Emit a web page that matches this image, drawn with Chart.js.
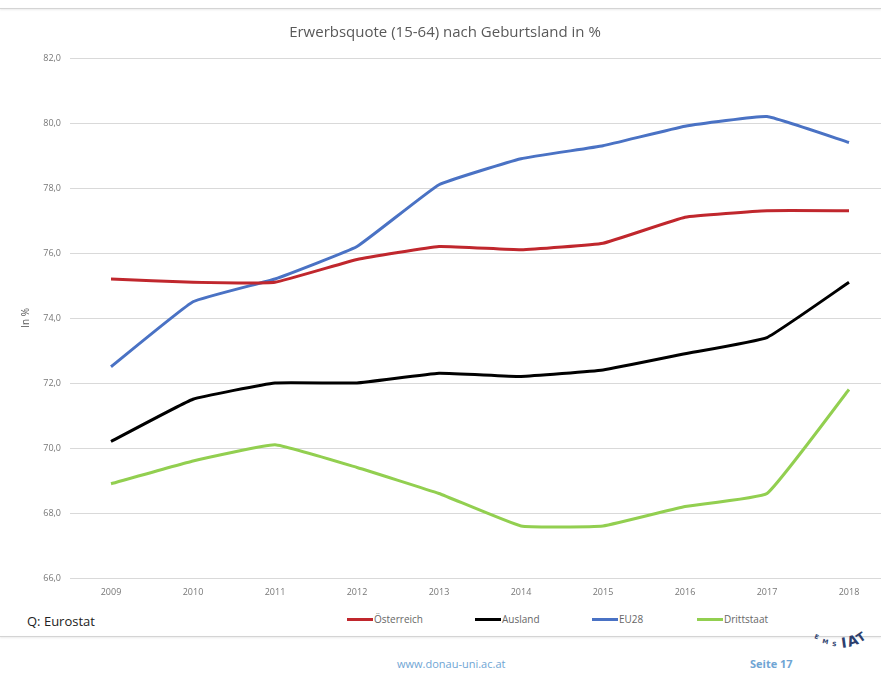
<!DOCTYPE html>
<html lang="de">
<head>
<meta charset="utf-8">
<script src="https://cdn.jsdelivr.net/npm/chart.js@4/dist/chart.umd.min.js"></script>
<style>
  html, body { margin: 0; padding: 0; background: #fff; overflow: hidden; }
  body { width: 881px; height: 675px; position: relative; font-family: "Open Sans", sans-serif; }
  #wrap { position: absolute; left: 0; top: 0; width: 900px; height: 610px; }
  .rule { position: absolute; left: 0; width: 881px; height: 1px; background: #d4d4d4; box-shadow: 0 1px 2px rgba(0,0,0,0.12); }
  #source { position: absolute; left: 27px; top: 612px; font-size: 13px; color: #222; }
  #legend { position: absolute; top: 612px; left: 0; height: 16px; }
  .item { position: absolute; display: flex; align-items: center; font-size: 10px; color: #666; white-space: nowrap; }
  .item i { display: inline-block; width: 26px; height: 3px; margin-right: 1px; }
  .foot { position: absolute; top: 656px; font-size: 11px; color: #6fa5d4; }
  #logo { position: absolute; left: 812px; top: 630px; width: 60px; height: 30px; }
</style>
</head>
<body>
<div class="rule" style="top:8px"></div>
<div id="wrap"><canvas id="chart"></canvas></div>
<div id="source">Q: Eurostat</div>
<div id="legend"></div>
<div class="rule" style="top:636px"></div>
<div class="foot" style="left:397px">www.donau-uni.ac.at</div>
<div class="foot" style="left:750px;font-weight:bold">Seite 17</div>
<svg id="logo" viewBox="0 0 60 30">
  <g fill="#2c3f6e" font-family="DejaVu Sans, sans-serif" font-weight="bold">
    <text x="2" y="8" font-size="6" transform="rotate(20 2 8)">E</text>
    <text x="10" y="13" font-size="6" transform="rotate(12 10 13)">M</text>
    <text x="20" y="16" font-size="6" transform="rotate(4 20 16)">S</text>
    <text x="30" y="18" font-size="14" transform="rotate(-8 30 18)">I</text>
    <text x="37" y="17" font-size="14" transform="rotate(-18 37 17)">A</text>
    <text x="48" y="13" font-size="12" transform="rotate(-35 48 13)">T</text>
  </g>
</svg>
<script>
// Erwerbsquote (15-64) nach Geburtsland, 2009–2018
const years = ["2009", "2010", "2011", "2012", "2013", "2014", "2015", "2016", "2017", "2018"];
const oesterreich = [75.2, 75.1, 75.1, 75.8, 76.2, 76.1, 76.3, 77.1, 77.3, 77.3];
const ausland     = [70.2, 71.5, 72.0, 72.0, 72.3, 72.2, 72.4, 72.9, 73.4, 75.1];
const eu28        = [72.5, 74.5, 75.2, 76.2, 78.1, 78.9, 79.3, 79.9, 80.2, 79.4];
const drittstaat  = [68.9, 69.6, 70.1, 69.4, 68.6, 67.6, 67.6, 68.2, 68.6, 71.8];
const seriesNames = ["Österreich", "Ausland", "EU28", "Drittstaat"];
const seriesColors = ["#c0272d", "#000000", "#4a72c4", "#92cf50"];
const legendLeft = [347, 475, 592, 697];

const font = '"Open Sans", sans-serif';
const values = [oesterreich, ausland, eu28, drittstaat];

const datasets = values.map((v, i) => ({
  label: seriesNames[i],
  data: v,
  borderColor: seriesColors[i],
  backgroundColor: seriesColors[i],
  borderWidth: 3,
  pointRadius: 0,
  tension: 0.1,
  fill: false
}));

const chart = new Chart(document.getElementById("chart"), {
  type: "line",
  data: { labels: years, datasets },
  options: {
    responsive: true,
    maintainAspectRatio: false,
    animation: false,
    layout: { padding: { left: 0, right: 10, top: 0, bottom: 7 } },
    plugins: {
      legend: { display: false },
      tooltip: { enabled: false },
      title: {
        display: true,
        text: "Erwerbsquote (15-64) nach Geburtsland in %",
        color: "#595959",
        font: { family: font, size: 15, weight: "normal" },
        padding: { top: 24, bottom: 16 }
      }
    },
    scales: {
      x: {
        offset: true,
        grid: { display: false, drawTicks: false },
        border: { display: false },
        ticks: { color: "#777", font: { family: font, size: 9 }, padding: 9, maxRotation: 0 },
        afterFit: s => { s.height = 25; }
      },
      y: {
        min: 66,
        max: 82,
        grid: { color: "#d9d9d9", lineWidth: 1, drawTicks: false },
        border: { display: false },
        ticks: {
          stepSize: 2,
          color: "#777",
          font: { family: font, size: 9 },
          padding: 9,
          callback: v => v.toFixed(1).replace(".", ",")
        },
        title: {
          display: true,
          text: "In %",
          color: "#595959",
          font: { family: font, size: 10 },
          padding: { top: 20, bottom: 0 }
        },
        afterFit: s => { s.width = 70; }
      }
    }
  }
});

// legend built from the chart's datasets
const legend = document.getElementById("legend");
chart.data.datasets.forEach((ds, i) => {
  const el = document.createElement("div");
  el.className = "item";
  el.style.left = legendLeft[i] + "px";
  const swatch = document.createElement("i");
  swatch.style.background = ds.borderColor;
  el.appendChild(swatch);
  el.appendChild(document.createTextNode(ds.label));
  legend.appendChild(el);
});
</script>
</body>
</html>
☆ ☆ ☆
EXERCISE OBJECTIVE: Copy out each line exactly, without the pictures.

RESPONSE TO THIS EXERCISE:
Emit a web page that matches this image, drawn with Chart.js.
<!DOCTYPE html>
<html lang="de">
<head>
<meta charset="utf-8">
<script src="https://cdn.jsdelivr.net/npm/chart.js@4/dist/chart.umd.min.js"></script>
<style>
  html, body { margin: 0; padding: 0; background: #fff; overflow: hidden; }
  body { width: 881px; height: 675px; position: relative; font-family: "Open Sans", sans-serif; }
  #wrap { position: absolute; left: 0; top: 0; width: 900px; height: 610px; }
  .rule { position: absolute; left: 0; width: 881px; height: 1px; background: #d4d4d4; box-shadow: 0 1px 2px rgba(0,0,0,0.12); }
  #source { position: absolute; left: 27px; top: 612px; font-size: 13px; color: #222; }
  #legend { position: absolute; top: 612px; left: 0; height: 16px; }
  .item { position: absolute; display: flex; align-items: center; font-size: 10px; color: #666; white-space: nowrap; }
  .item i { display: inline-block; width: 26px; height: 3px; margin-right: 1px; }
  .foot { position: absolute; top: 656px; font-size: 11px; color: #6fa5d4; }
  #logo { position: absolute; left: 812px; top: 630px; width: 60px; height: 30px; }
</style>
</head>
<body>
<div class="rule" style="top:8px"></div>
<div id="wrap"><canvas id="chart"></canvas></div>
<div id="source">Q: Eurostat</div>
<div id="legend"></div>
<div class="rule" style="top:636px"></div>
<div class="foot" style="left:397px">www.donau-uni.ac.at</div>
<div class="foot" style="left:750px;font-weight:bold">Seite 17</div>
<svg id="logo" viewBox="0 0 60 30">
  <g fill="#2c3f6e" font-family="DejaVu Sans, sans-serif" font-weight="bold">
    <text x="2" y="8" font-size="6" transform="rotate(20 2 8)">E</text>
    <text x="10" y="13" font-size="6" transform="rotate(12 10 13)">M</text>
    <text x="20" y="16" font-size="6" transform="rotate(4 20 16)">S</text>
    <text x="30" y="18" font-size="14" transform="rotate(-8 30 18)">I</text>
    <text x="37" y="17" font-size="14" transform="rotate(-18 37 17)">A</text>
    <text x="48" y="13" font-size="12" transform="rotate(-35 48 13)">T</text>
  </g>
</svg>
<script>
// Erwerbsquote (15-64) nach Geburtsland, 2009–2018
const years = ["2009", "2010", "2011", "2012", "2013", "2014", "2015", "2016", "2017", "2018"];
const oesterreich = [75.2, 75.1, 75.1, 75.8, 76.2, 76.1, 76.3, 77.1, 77.3, 77.3];
const ausland     = [70.2, 71.5, 72.0, 72.0, 72.3, 72.2, 72.4, 72.9, 73.4, 75.1];
const eu28        = [72.5, 74.5, 75.2, 76.2, 78.1, 78.9, 79.3, 79.9, 80.2, 79.4];
const drittstaat  = [68.9, 69.6, 70.1, 69.4, 68.6, 67.6, 67.6, 68.2, 68.6, 71.8];
const seriesNames = ["Österreich", "Ausland", "EU28", "Drittstaat"];
const seriesColors = ["#c0272d", "#000000", "#4a72c4", "#92cf50"];
const legendLeft = [347, 475, 592, 697];

const font = '"Open Sans", sans-serif';
const values = [oesterreich, ausland, eu28, drittstaat];

const datasets = values.map((v, i) => ({
  label: seriesNames[i],
  data: v,
  borderColor: seriesColors[i],
  backgroundColor: seriesColors[i],
  borderWidth: 3,
  pointRadius: 0,
  tension: 0.1,
  fill: false
}));

const chart = new Chart(document.getElementById("chart"), {
  type: "line",
  data: { labels: years, datasets },
  options: {
    responsive: true,
    maintainAspectRatio: false,
    animation: false,
    layout: { padding: { left: 0, right: 10, top: 0, bottom: 7 } },
    plugins: {
      legend: { display: false },
      tooltip: { enabled: false },
      title: {
        display: true,
        text: "Erwerbsquote (15-64) nach Geburtsland in %",
        color: "#595959",
        font: { family: font, size: 15, weight: "normal" },
        padding: { top: 24, bottom: 16 }
      }
    },
    scales: {
      x: {
        offset: true,
        grid: { display: false, drawTicks: false },
        border: { display: false },
        ticks: { color: "#777", font: { family: font, size: 9 }, padding: 9, maxRotation: 0 },
        afterFit: s => { s.height = 25; }
      },
      y: {
        min: 66,
        max: 82,
        grid: { color: "#d9d9d9", lineWidth: 1, drawTicks: false },
        border: { display: false },
        ticks: {
          stepSize: 2,
          color: "#777",
          font: { family: font, size: 9 },
          padding: 9,
          callback: v => v.toFixed(1).replace(".", ",")
        },
        title: {
          display: true,
          text: "In %",
          color: "#595959",
          font: { family: font, size: 10 },
          padding: { top: 20, bottom: 0 }
        },
        afterFit: s => { s.width = 70; }
      }
    }
  }
});

// legend built from the chart's datasets
const legend = document.getElementById("legend");
chart.data.datasets.forEach((ds, i) => {
  const el = document.createElement("div");
  el.className = "item";
  el.style.left = legendLeft[i] + "px";
  const swatch = document.createElement("i");
  swatch.style.background = ds.borderColor;
  el.appendChild(swatch);
  el.appendChild(document.createTextNode(ds.label));
  legend.appendChild(el);
});
</script>
</body>
</html>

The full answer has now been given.